A generator function is defined within remove_nth_occurrence() to keep track of occurrences and yield all but the nth occurrence. By calling list() on the generator, we get the final list.

Bonus One-Liner Method 5: Using filter()

The filter() function can be leveraged in conjunction with a lambda that calls a previously defined occurrence checking function. This makes for an elegant one-liner, albeit at the cost of readability.

Here’s an example:

words = ['apple', 'banana', 'apple', 'cherry', 'apple']
target = 'apple'
n = 2
count = {'val': 0}
filter_func = lambda word: word != target or (count.update(val=count['val']+1) or count['val']) != n
result = list(filter(filter_func, words))
print(result)

Output:

['apple', 'banana', 'cherry', 'apple']

The lambda function updates the count for each occurrence within a mutable object and filters out the nth occurrence using filter(), returning a new list without said occurrence.

Summary/Discussion

  • Method 1: Iterate and Count. Strengths: Straightforward and easy to understand. Weaknesses: Manually handling indices can lead to errors.
  • Method 2: Using List Comprehension with a Helper Function. Strengths: Makes the code cleaner with encapsulation of logic. Weaknesses: Requires understanding of closures and is less intuitive.
  • Method 3: Remove with Slice Replacement. Strengths: Pythonic and concise.
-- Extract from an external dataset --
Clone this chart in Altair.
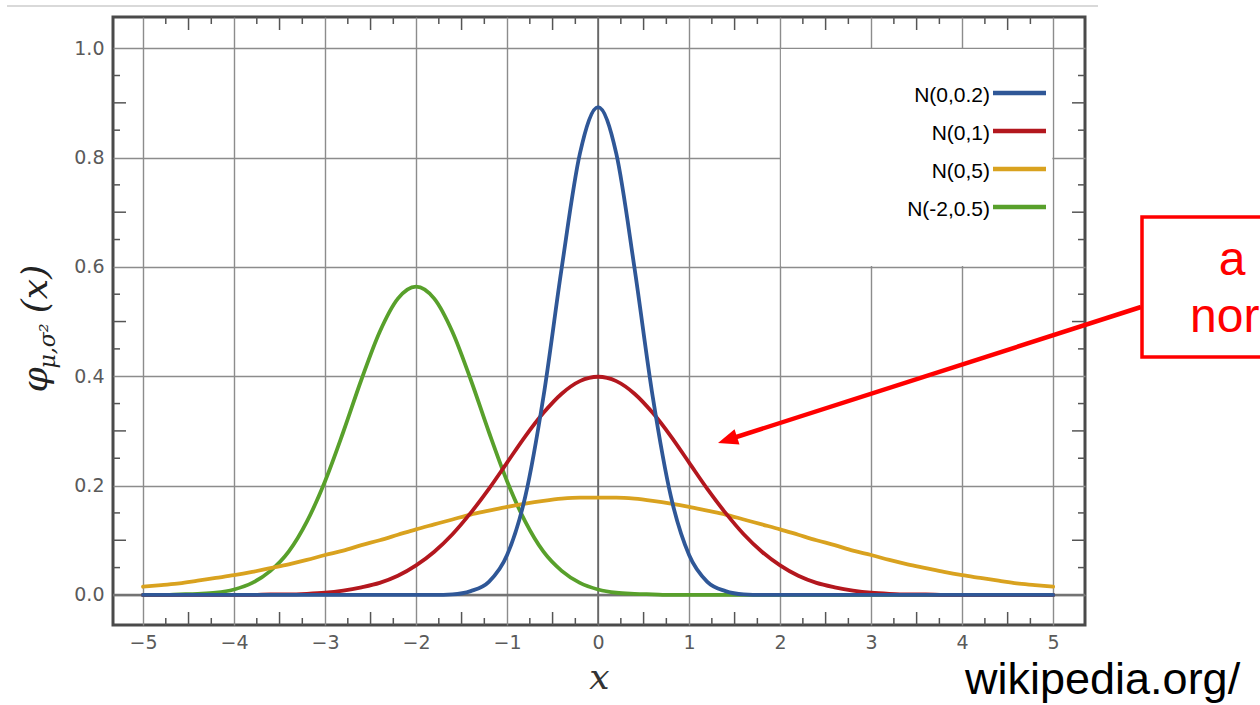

Weaknesses: May not be as clear to beginners, and the creation of new list slices can be inefficient for large lists.
  • Method 4: Filtering with a Generator Expression. Strengths: Efficient memory usage with lazy evaluation. Weaknesses: Generator expressions can be confusing for those not used to them.
  • Bonus One-Liner Method 5: Using filter(). Strengths: Very concise. Weaknesses: Poor readability and relies on side-effects within a lambda, which is not considered good practice.